Behaviour of GFRP-confined sand and cemented sand under four-point flexural tests

Abstract

The use of fibre-reinforced polymer (FRP) composites is on the rise due to their excellent corrosion resistance, making them a viable alternative to traditional piling materials in harsh environments. This paper presents a new glass fibre-reinforced polymer (GFRP) pile that includes an outer GFRP tube filled with sand or cemented sand. Four-point flexural tests are conducted to evaluate the flexural behaviour of the new pile, and the Optical Frequency Domain Reflectometry (OFDR) technique is utilized to capture the longitudinal strain distributions during the tests.
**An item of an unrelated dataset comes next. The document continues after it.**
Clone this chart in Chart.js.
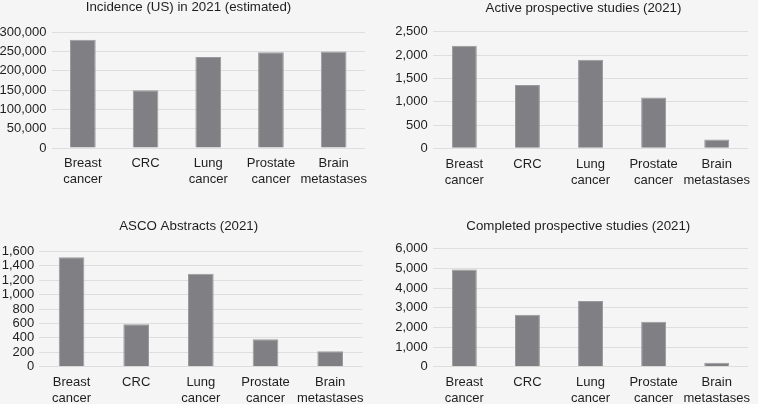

The effects of the type of infill material (sand, cemented sand, and fibre-reinforced cemented sand) and the thickness of the GFRP tube (3 mm, 5 mm) are investigated. All experimental results show a significant improvement in the flexural bearing capacity and ductility of the new pile structures compared to the hollow GFRP pile, which can be attributed to the presence of the infill materials. With the increase in the strength of the infill material, the stiffness and strength of the pile increase. The composite action of the ductile FRP composites and the high-ductile infill materials provides enhanced structural performance. A theoretical model is adopted to rationally predict the load–strain behaviour of GFRP-confined cemented sand piles.